Records shown:

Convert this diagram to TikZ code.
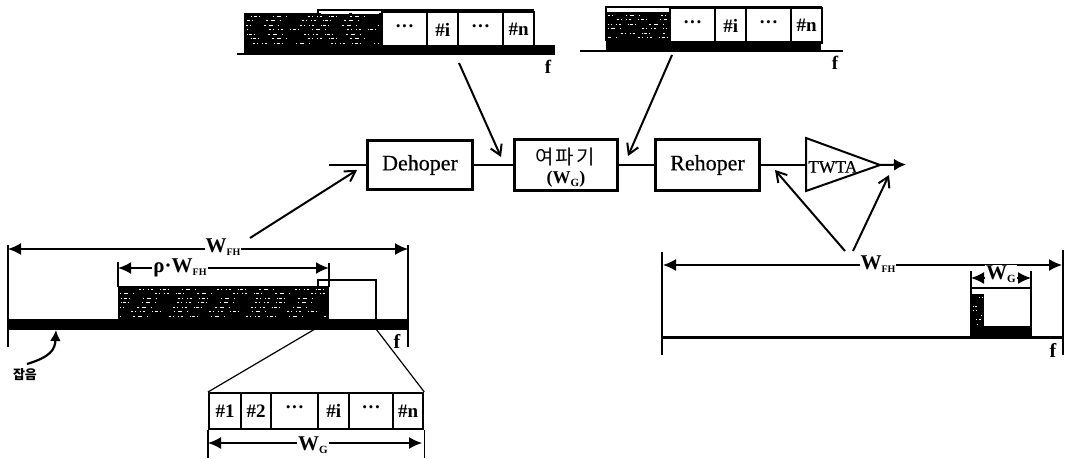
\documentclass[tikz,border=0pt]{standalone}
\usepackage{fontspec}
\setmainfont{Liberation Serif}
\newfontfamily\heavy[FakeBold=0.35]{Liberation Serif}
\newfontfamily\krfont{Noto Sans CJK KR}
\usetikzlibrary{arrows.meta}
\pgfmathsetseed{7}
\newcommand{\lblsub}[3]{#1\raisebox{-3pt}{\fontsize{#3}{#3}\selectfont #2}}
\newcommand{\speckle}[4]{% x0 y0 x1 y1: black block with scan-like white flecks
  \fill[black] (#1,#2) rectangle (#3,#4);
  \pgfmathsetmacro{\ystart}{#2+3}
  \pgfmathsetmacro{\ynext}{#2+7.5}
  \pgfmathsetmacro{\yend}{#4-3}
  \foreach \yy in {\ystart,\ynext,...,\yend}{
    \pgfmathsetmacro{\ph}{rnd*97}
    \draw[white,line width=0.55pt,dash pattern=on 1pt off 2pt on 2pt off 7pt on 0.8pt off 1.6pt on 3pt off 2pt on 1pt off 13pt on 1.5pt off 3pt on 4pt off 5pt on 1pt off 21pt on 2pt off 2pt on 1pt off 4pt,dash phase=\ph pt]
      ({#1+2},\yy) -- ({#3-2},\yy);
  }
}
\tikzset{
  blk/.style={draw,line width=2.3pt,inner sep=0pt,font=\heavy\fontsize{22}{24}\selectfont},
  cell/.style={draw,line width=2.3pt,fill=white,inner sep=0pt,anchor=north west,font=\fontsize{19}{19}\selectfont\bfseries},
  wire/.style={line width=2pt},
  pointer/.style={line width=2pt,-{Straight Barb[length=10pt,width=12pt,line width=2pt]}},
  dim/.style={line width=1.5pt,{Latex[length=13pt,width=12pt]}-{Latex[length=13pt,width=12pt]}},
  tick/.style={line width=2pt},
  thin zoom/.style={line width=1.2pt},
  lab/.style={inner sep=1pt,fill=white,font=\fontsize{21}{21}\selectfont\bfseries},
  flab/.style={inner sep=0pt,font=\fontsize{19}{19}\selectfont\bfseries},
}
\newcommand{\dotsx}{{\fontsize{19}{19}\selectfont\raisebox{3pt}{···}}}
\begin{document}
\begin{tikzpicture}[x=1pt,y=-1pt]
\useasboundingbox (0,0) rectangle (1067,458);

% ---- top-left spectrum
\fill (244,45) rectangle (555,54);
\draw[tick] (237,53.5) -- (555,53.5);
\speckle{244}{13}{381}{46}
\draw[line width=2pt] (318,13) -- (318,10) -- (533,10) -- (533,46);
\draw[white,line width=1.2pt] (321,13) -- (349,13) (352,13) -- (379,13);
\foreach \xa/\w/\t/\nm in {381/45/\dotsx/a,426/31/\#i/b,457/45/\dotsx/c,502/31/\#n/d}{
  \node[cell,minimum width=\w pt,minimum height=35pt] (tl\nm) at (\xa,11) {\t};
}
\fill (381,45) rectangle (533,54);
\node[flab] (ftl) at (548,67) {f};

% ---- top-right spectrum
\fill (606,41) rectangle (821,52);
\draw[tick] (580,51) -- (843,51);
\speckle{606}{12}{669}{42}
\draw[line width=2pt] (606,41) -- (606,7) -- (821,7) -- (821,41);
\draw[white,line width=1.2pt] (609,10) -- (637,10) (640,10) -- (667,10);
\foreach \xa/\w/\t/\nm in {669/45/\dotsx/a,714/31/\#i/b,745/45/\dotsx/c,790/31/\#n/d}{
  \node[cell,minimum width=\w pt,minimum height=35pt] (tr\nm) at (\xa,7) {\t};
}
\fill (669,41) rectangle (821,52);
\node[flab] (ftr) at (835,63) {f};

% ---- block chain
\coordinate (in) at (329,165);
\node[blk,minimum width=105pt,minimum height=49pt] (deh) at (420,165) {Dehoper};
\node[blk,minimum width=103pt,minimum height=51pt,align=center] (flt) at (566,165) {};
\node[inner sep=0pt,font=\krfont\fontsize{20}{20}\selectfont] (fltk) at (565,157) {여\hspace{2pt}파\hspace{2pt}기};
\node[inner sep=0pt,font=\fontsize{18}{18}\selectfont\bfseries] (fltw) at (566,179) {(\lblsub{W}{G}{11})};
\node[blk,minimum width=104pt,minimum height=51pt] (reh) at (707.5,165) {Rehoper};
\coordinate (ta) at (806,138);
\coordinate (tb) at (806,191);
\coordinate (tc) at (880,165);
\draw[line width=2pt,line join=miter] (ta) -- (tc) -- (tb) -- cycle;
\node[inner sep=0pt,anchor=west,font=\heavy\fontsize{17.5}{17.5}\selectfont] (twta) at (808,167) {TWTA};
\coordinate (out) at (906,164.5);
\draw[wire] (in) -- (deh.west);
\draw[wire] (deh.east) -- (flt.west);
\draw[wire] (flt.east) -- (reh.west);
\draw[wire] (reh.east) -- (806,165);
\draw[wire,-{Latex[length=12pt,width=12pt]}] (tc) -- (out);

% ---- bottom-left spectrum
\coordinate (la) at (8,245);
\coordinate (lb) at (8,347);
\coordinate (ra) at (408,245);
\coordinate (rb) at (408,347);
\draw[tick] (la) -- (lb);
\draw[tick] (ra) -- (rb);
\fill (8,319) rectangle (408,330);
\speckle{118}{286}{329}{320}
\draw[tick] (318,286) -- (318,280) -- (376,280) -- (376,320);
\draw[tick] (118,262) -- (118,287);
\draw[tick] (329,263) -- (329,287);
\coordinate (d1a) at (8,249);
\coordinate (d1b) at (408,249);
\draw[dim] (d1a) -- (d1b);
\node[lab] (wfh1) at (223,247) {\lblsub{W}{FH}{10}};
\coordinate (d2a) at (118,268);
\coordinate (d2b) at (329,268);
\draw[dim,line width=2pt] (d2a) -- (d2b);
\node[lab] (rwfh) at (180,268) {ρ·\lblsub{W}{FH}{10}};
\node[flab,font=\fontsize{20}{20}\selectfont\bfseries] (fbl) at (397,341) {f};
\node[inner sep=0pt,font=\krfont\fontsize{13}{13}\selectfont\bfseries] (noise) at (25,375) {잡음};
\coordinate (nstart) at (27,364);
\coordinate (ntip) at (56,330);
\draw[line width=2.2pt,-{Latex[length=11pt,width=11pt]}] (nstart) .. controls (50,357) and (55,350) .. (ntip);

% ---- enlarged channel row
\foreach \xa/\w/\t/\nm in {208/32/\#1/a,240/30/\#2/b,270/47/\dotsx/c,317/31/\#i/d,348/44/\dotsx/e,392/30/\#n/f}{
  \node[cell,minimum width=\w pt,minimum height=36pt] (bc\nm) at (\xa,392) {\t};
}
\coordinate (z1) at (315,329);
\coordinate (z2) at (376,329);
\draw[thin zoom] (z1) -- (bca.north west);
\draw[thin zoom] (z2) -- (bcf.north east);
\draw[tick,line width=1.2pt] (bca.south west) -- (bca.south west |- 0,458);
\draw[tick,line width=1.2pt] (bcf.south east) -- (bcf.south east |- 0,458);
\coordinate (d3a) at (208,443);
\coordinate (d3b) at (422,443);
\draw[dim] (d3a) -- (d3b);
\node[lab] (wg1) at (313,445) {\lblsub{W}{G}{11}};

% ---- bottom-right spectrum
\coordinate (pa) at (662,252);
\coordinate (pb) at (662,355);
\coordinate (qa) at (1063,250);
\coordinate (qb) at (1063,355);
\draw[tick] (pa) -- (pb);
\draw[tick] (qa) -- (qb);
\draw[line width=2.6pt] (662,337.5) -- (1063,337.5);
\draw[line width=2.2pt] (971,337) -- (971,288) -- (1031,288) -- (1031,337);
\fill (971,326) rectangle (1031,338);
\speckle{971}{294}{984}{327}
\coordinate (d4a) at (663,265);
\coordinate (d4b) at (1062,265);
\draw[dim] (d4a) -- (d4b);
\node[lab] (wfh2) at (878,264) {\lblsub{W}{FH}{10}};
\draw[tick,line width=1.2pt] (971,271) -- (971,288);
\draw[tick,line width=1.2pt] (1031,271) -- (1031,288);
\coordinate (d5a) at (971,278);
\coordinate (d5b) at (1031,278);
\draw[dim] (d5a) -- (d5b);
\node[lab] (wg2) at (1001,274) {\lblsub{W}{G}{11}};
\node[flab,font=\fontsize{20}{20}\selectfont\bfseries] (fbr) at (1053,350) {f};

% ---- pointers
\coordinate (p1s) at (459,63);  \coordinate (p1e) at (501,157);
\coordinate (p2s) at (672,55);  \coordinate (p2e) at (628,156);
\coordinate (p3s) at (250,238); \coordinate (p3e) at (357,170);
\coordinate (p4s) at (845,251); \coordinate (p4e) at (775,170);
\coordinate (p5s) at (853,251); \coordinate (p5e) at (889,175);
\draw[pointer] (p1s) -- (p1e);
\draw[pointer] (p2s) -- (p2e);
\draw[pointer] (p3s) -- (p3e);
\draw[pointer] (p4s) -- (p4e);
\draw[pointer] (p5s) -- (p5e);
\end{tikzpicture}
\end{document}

==

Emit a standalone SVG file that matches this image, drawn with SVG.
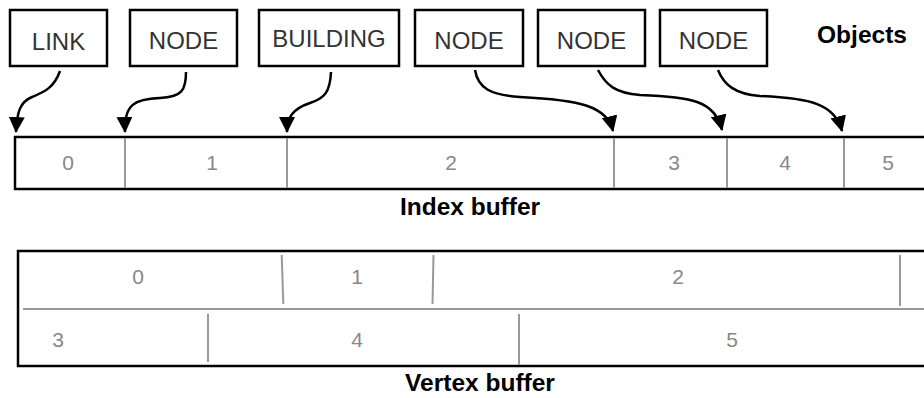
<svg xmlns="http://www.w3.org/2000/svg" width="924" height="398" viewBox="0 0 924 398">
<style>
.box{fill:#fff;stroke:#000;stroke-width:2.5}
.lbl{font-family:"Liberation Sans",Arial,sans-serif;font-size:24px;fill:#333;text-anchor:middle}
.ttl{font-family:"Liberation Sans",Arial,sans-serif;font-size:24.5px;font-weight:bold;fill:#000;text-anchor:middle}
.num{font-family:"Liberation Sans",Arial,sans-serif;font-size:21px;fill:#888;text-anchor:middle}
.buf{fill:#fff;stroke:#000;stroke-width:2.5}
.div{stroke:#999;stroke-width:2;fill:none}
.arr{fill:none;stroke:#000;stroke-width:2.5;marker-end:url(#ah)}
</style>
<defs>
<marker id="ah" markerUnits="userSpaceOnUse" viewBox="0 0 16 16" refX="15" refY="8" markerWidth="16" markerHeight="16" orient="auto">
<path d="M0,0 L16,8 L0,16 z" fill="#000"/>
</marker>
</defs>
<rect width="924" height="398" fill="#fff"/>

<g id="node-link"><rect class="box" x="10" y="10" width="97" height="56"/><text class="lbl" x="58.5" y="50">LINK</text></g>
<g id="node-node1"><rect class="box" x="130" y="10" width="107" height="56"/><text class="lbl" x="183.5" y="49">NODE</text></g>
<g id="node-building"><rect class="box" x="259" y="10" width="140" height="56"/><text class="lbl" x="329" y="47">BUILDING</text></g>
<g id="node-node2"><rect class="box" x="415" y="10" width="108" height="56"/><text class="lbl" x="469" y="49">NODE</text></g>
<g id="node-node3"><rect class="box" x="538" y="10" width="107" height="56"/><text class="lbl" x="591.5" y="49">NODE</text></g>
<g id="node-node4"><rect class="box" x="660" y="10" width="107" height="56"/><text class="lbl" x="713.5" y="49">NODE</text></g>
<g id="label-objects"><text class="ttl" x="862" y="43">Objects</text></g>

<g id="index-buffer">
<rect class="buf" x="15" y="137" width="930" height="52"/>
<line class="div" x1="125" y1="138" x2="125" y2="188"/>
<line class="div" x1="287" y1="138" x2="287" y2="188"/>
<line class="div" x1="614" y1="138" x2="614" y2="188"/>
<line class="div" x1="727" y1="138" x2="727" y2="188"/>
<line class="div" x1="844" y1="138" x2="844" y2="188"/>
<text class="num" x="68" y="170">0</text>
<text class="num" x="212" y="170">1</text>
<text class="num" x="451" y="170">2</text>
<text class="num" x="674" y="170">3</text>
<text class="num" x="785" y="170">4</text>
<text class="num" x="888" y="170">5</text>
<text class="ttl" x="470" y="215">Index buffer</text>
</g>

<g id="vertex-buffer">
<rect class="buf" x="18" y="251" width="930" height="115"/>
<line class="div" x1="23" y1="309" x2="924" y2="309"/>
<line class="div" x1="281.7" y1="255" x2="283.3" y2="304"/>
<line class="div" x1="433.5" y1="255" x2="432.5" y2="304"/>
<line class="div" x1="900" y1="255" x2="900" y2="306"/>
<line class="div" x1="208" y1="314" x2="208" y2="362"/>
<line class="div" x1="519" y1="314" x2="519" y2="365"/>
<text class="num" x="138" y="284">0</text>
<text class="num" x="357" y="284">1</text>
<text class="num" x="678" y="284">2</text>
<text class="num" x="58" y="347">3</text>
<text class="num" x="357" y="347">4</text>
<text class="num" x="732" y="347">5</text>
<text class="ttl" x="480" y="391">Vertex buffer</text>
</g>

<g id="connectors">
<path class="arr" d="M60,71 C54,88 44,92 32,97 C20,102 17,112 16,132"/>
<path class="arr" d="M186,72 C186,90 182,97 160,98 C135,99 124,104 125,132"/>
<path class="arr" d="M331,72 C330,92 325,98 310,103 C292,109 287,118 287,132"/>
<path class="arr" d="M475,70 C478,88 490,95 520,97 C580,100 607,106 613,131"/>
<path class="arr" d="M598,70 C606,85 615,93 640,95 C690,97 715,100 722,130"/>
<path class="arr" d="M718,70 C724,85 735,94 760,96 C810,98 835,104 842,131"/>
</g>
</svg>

...

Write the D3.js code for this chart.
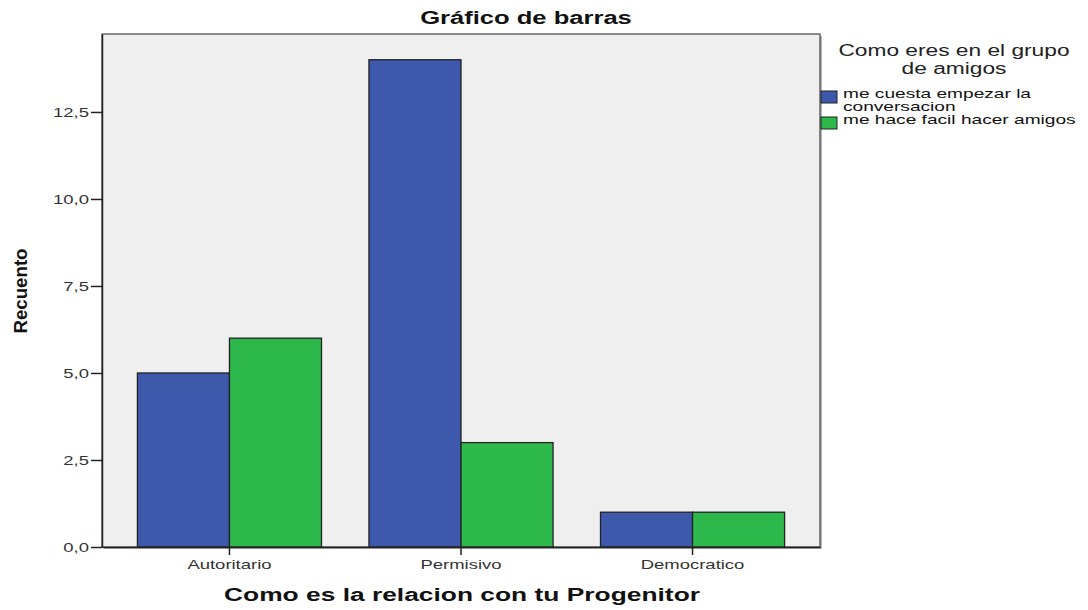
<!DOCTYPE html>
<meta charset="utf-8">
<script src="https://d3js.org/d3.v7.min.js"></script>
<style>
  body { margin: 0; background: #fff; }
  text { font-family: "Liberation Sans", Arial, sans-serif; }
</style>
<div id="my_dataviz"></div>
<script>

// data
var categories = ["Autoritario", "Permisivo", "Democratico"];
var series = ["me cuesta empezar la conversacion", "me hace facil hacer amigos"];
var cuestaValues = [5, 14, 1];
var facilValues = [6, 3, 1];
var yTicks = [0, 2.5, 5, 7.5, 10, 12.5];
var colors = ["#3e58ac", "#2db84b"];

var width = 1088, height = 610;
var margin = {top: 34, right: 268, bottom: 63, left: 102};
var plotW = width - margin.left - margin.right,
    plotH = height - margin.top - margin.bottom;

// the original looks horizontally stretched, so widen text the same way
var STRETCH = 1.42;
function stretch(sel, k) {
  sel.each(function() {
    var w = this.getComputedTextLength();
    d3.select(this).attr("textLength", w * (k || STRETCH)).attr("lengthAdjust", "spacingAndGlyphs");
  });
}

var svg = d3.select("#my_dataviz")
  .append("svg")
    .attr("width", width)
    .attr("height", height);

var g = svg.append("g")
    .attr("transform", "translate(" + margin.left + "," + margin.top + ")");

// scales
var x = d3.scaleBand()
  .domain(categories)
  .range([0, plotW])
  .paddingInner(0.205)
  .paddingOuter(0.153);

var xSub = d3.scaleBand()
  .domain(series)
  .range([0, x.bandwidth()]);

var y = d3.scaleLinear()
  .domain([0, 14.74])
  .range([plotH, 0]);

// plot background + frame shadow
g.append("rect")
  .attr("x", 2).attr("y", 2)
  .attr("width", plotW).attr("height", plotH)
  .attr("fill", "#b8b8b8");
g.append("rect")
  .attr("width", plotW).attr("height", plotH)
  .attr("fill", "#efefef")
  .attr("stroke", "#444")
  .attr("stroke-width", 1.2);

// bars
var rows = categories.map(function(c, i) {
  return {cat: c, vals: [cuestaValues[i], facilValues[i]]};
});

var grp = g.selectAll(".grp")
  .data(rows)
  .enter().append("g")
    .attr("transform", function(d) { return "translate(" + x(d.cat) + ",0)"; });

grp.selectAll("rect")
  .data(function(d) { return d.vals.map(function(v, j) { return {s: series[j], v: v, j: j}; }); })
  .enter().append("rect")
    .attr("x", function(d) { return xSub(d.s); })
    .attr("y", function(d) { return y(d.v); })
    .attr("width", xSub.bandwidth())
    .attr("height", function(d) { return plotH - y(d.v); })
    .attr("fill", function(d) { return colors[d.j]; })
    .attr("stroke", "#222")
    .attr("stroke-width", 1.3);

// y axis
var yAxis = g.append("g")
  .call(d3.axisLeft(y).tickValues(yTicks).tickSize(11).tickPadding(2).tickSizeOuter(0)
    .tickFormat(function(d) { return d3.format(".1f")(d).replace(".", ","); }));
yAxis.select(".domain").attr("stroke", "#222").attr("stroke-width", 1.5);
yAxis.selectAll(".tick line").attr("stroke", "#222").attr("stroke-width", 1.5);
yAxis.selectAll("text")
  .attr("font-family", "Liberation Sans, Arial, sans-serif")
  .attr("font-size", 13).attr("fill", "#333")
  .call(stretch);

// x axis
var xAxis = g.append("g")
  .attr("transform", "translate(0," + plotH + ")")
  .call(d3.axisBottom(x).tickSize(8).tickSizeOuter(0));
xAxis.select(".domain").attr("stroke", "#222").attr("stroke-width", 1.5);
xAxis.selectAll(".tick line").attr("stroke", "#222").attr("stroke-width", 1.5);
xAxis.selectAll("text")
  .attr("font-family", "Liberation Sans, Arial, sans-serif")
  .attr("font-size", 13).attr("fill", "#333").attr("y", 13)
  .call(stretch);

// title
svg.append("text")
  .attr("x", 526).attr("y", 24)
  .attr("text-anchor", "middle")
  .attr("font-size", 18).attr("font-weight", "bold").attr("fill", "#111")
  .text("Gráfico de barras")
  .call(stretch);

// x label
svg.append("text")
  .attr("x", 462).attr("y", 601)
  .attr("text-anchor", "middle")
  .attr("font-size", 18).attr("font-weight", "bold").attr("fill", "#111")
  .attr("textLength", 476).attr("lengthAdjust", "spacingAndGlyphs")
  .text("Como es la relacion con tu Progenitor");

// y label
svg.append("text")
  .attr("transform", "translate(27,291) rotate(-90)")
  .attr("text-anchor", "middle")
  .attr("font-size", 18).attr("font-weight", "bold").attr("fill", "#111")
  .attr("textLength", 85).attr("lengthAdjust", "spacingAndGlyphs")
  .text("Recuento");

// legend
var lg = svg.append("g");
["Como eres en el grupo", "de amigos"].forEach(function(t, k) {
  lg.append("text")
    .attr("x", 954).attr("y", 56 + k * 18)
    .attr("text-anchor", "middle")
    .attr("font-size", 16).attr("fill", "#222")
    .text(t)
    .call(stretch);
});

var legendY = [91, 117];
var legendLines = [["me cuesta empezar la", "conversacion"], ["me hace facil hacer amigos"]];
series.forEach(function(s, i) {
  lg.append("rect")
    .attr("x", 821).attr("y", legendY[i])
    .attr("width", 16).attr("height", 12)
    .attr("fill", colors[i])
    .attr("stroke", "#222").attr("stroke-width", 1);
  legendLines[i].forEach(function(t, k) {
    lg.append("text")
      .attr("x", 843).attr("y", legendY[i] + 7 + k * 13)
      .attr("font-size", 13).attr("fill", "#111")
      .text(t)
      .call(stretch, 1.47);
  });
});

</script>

Do this:
Repeat exactly the stretch of lines that opens with the line containing "Convert this diagram to TikZ code." and closes with the line containing "(0,0) rectangle (1067,458);". Leave the pictures out, and add nothing.

Reply to the task:
Convert this diagram to TikZ code.
\documentclass[tikz,border=0pt]{standalone}
\usepackage{fontspec}
\setmainfont{Liberation Serif}
\newfontfamily\heavy[FakeBold=0.35]{Liberation Serif}
\newfontfamily\krfont{Noto Sans CJK KR}
\usetikzlibrary{arrows.meta}
\pgfmathsetseed{7}
\newcommand{\lblsub}[3]{#1\raisebox{-3pt}{\fontsize{#3}{#3}\selectfont #2}}
\newcommand{\speckle}[4]{% x0 y0 x1 y1: black block with scan-like white flecks
  \fill[black] (#1,#2) rectangle (#3,#4);
  \pgfmathsetmacro{\ystart}{#2+3}
  \pgfmathsetmacro{\ynext}{#2+7.5}
  \pgfmathsetmacro{\yend}{#4-3}
  \foreach \yy in {\ystart,\ynext,...,\yend}{
    \pgfmathsetmacro{\ph}{rnd*97}
    \draw[white,line width=0.55pt,dash pattern=on 1pt off 2pt on 2pt off 7pt on 0.8pt off 1.6pt on 3pt off 2pt on 1pt off 13pt on 1.5pt off 3pt on 4pt off 5pt on 1pt off 21pt on 2pt off 2pt on 1pt off 4pt,dash phase=\ph pt]
      ({#1+2},\yy) -- ({#3-2},\yy);
  }
}
\tikzset{
  blk/.style={draw,line width=2.3pt,inner sep=0pt,font=\heavy\fontsize{22}{24}\selectfont},
  cell/.style={draw,line width=2.3pt,fill=white,inner sep=0pt,anchor=north west,font=\fontsize{19}{19}\selectfont\bfseries},
  wire/.style={line width=2pt},
  pointer/.style={line width=2pt,-{Straight Barb[length=10pt,width=12pt,line width=2pt]}},
  dim/.style={line width=1.5pt,{Latex[length=13pt,width=12pt]}-{Latex[length=13pt,width=12pt]}},
  tick/.style={line width=2pt},
  thin zoom/.style={line width=1.2pt},
  lab/.style={inner sep=1pt,fill=white,font=\fontsize{21}{21}\selectfont\bfseries},
  flab/.style={inner sep=0pt,font=\fontsize{19}{19}\selectfont\bfseries},
}
\newcommand{\dotsx}{{\fontsize{19}{19}\selectfont\raisebox{3pt}{···}}}
\begin{document}
\begin{tikzpicture}[x=1pt,y=-1pt]
\useasboundingbox (0,0) rectangle (1067,458);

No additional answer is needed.